People are extremely passionate about what’s served on flights. Recently, United airlines removed tomato juice from their menu offerings and it led to immediate backlash and uproar despite its "lack in popularity." People are also extremely passionate about alcoholic beverages, so you can imagine that this makes for a combination that should not be messed with.
While alcohol is typically not a complementary option for economy class, it is available for sale in most airlines. Of course, every flight is different and depends on the airline and length of flight. But if you’re hoping to get your fix in the sky, and willing to spend a little cash, you’re probably in luck.
This is a situation you may know well if you’re from the American midwest. A new study by Bookit.com revealed that midwesterners are double as likely to order beer on a flight than the rest of the country. But hey, there’s nothing wrong with a little fun, right?
It’s probably not going to be your favorite brewery quality beer, but it’s enough to take the edge off and accompany the flight pretzels you were given. Drinking alcohol on-board can make the flight a little less painful, especially if you’re in the middle seat sitting between an overly chatty passenger and a man snoring louder than anyone you’ve ever heard. All you want to do is get to your final destination, and you’ll take any method you can to pass the time.

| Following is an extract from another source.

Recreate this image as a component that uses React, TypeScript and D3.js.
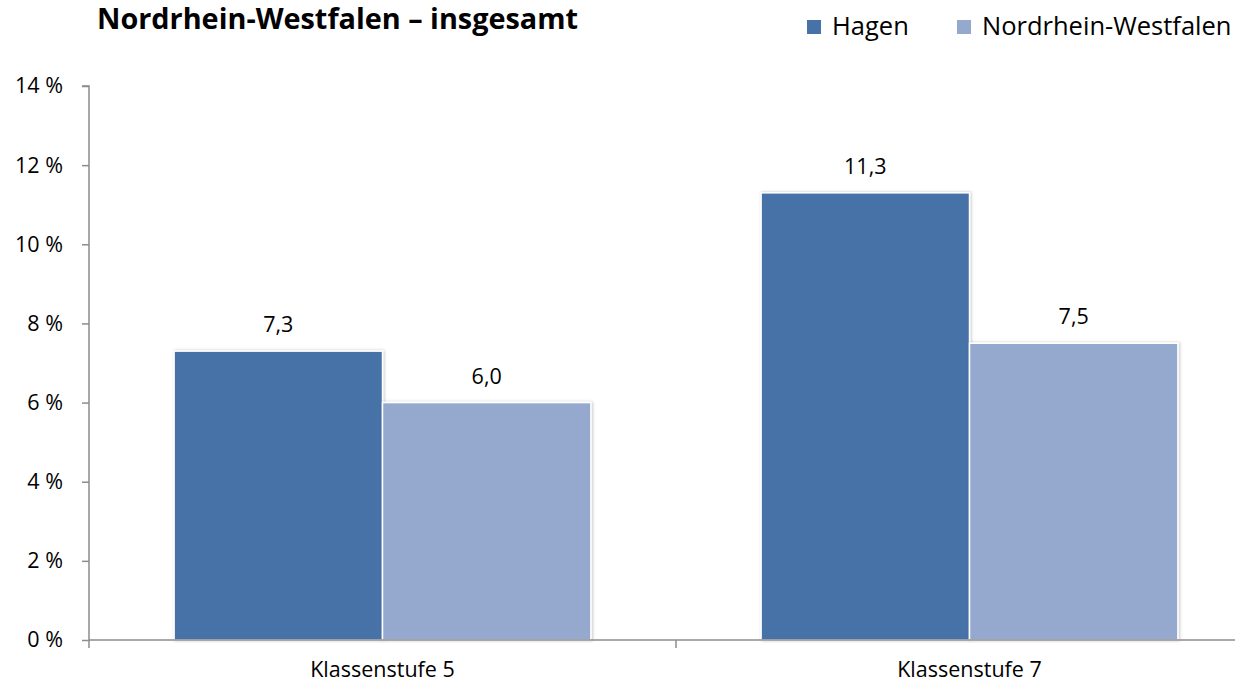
import React, { useEffect, useRef } from 'react'
import * as d3 from 'd3'

const categories = ['Klassenstufe 5', 'Klassenstufe 7']
const seriesNames = ['Hagen', 'Nordrhein-Westfalen']
const hagenValues = [7.3, 11.3]
const nrwValues = [6.0, 7.5]
const yTicks = [0, 2, 4, 6, 8, 10, 12, 14]
const colors = ['#4672A7', '#95A9CF']

const W = 1235
const H = 686
const FONT = "'Open Sans', 'Noto Sans', sans-serif"

export default function App() {
  const ref = useRef<SVGSVGElement>(null)

  useEffect(() => {
    document.body.style.margin = '0'
    const svg = d3.select(ref.current)
    svg.selectAll('*').remove()

    const left = 89
    const top = 86
    const bottom = 640
    const catWidth = 587

    const x0 = d3.scaleBand<string>()
      .domain(categories)
      .range([left, left + catWidth * categories.length])
      .padding(0)
    const gap = x0.bandwidth() * 0.145
    const x1 = d3.scaleBand<string>()
      .domain(seriesNames)
      .range([gap, x0.bandwidth() - gap])
      .padding(0)
    const y = d3.scaleLinear().domain([0, 14]).range([bottom, top])

    const defs = svg.append('defs')
    const f = defs.append('filter').attr('id', 'shadow')
      .attr('x', '-10%').attr('y', '-10%').attr('width', '120%').attr('height', '120%')
    f.append('feDropShadow').attr('dx', 1).attr('dy', 0).attr('stdDeviation', 1.5)
      .attr('flood-color', '#000').attr('flood-opacity', 0.25)

    // title
    svg.append('text')
      .attr('x', 97).attr('y', 29)
      .attr('font-family', FONT).attr('font-weight', 'bold').attr('font-size', 28)
      .attr('fill', '#000')
      .attr('textLength', 481).attr('lengthAdjust', 'spacingAndGlyphs')
      .text('Nordrhein-Westfalen – insgesamt')

    // legend
    const legendX = [807, 957]
    seriesNames.forEach((s, i) => {
      svg.append('rect')
        .attr('x', legendX[i]).attr('y', 20).attr('width', 14).attr('height', 14)
        .attr('fill', colors[i])
      svg.append('text')
        .attr('x', legendX[i] + 25).attr('y', 35)
        .attr('font-family', FONT).attr('font-size', 25.5).attr('fill', '#000')
        .text(s)
    })

    // y axis
    const yAxis = svg.append('g')
      .attr('transform', `translate(${left},0)`)
      .call(d3.axisLeft(y).tickValues(yTicks).tickSize(7).tickPadding(19)
        .tickFormat(d => `${d} %`))
    yAxis.select('.domain').attr('stroke', '#8c8c8c').attr('stroke-width', 1.5)
      .attr('d', `M-7,${top}H0V${bottom}`)
    yAxis.selectAll('.tick line').attr('stroke', '#8c8c8c').attr('stroke-width', 1.5)
    yAxis.selectAll('.tick text')
      .attr('font-family', FONT).attr('font-size', 21.5).attr('fill', '#000')

    // bars
    const data = categories.map((c, i) => ({ c, vals: [hagenValues[i], nrwValues[i]] }))
    const groups = svg.append('g').selectAll('g').data(data).enter().append('g')
      .attr('transform', d => `translate(${x0(d.c)},0)`)
    groups.selectAll('rect')
      .data(d => d.vals.map((v, i) => ({ v, s: seriesNames[i], i })))
      .enter().append('rect')
      .attr('x', d => x1(d.s)!)
      .attr('y', d => y(d.v))
      .attr('width', x1.bandwidth())
      .attr('height', d => bottom - y(d.v))
      .attr('fill', d => colors[d.i])
      .attr('stroke', '#fff')
      .attr('stroke-width', 1.5)
      .attr('filter', 'url(#shadow)')
    groups.selectAll('text.val')
      .data(d => d.vals.map((v, i) => ({ v, s: seriesNames[i] })))
      .enter().append('text')
      .attr('class', 'val')
      .attr('x', d => x1(d.s)! + x1.bandwidth() / 2)
      .attr('y', d => y(d.v) - 19)
      .attr('text-anchor', 'middle')
      .attr('font-family', FONT).attr('font-size', 21.5).attr('fill', '#000')
      .text(d => d3.format('.1f')(d.v).replace('.', ','))

    // x axis
    const xAxis = svg.append('g').attr('transform', `translate(0,${bottom})`)
    xAxis.append('line')
      .attr('x1', left).attr('x2', W).attr('y1', 0).attr('y2', 0)
      .attr('stroke', '#8c8c8c').attr('stroke-width', 1.5)
    const bounds = [left, ...categories.map(c => x0(c)! + x0.bandwidth())]
    xAxis.selectAll('line.tk').data(bounds).enter().append('line')
      .attr('class', 'tk')
      .attr('x1', d => d).attr('x2', d => d).attr('y1', 0).attr('y2', 8)
      .attr('stroke', '#8c8c8c').attr('stroke-width', 1.5)
    xAxis.selectAll('text').data(categories).enter().append('text')
      .attr('x', d => x0(d)! + x0.bandwidth() / 2)
      .attr('y', 37)
      .attr('text-anchor', 'middle')
      .attr('font-family', FONT).attr('font-size', 21.5).attr('fill', '#000')
      .text(d => d)
  }, [])

  return <svg ref={ref} width={W} height={H} style={{ display: 'block', background: '#fff' }} />
}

Drinking on board is relatively common for more than midwesterners. More than eight out of every ten passengers say they have ordered alcohol while on board at least once. So if you’re worried about being judged for ordering a gin and tonic, it’s quite probable that the person you’re afraid of judging you has been in your shoes.
Keep in mind that you’re not in your typical environment on land. Cabin pressure is about four percent lower than normal pressure which lowers oxygen intake. This change in bodily functioning isn’t enough for you to notice, but your brain will certainly notice with the addition of substances. Alcohol’s effects will be stronger with the lowered oxygen, so maybe don’t go for the extra tequila shot.
While drinking may relax you, drinking too much will do the opposite. Imagine your worst night out when you had one too many, but reliving that 40,000 miles in the sky. Flying alone is enough to make you nauseous, but mixing it with alcohol can lead to a dangerous combo, so be sure to set your limits and stick to them. The last thing you want to do is be stuck in the tiny airplane bathroom making a scene while the line accumulates in the aisles.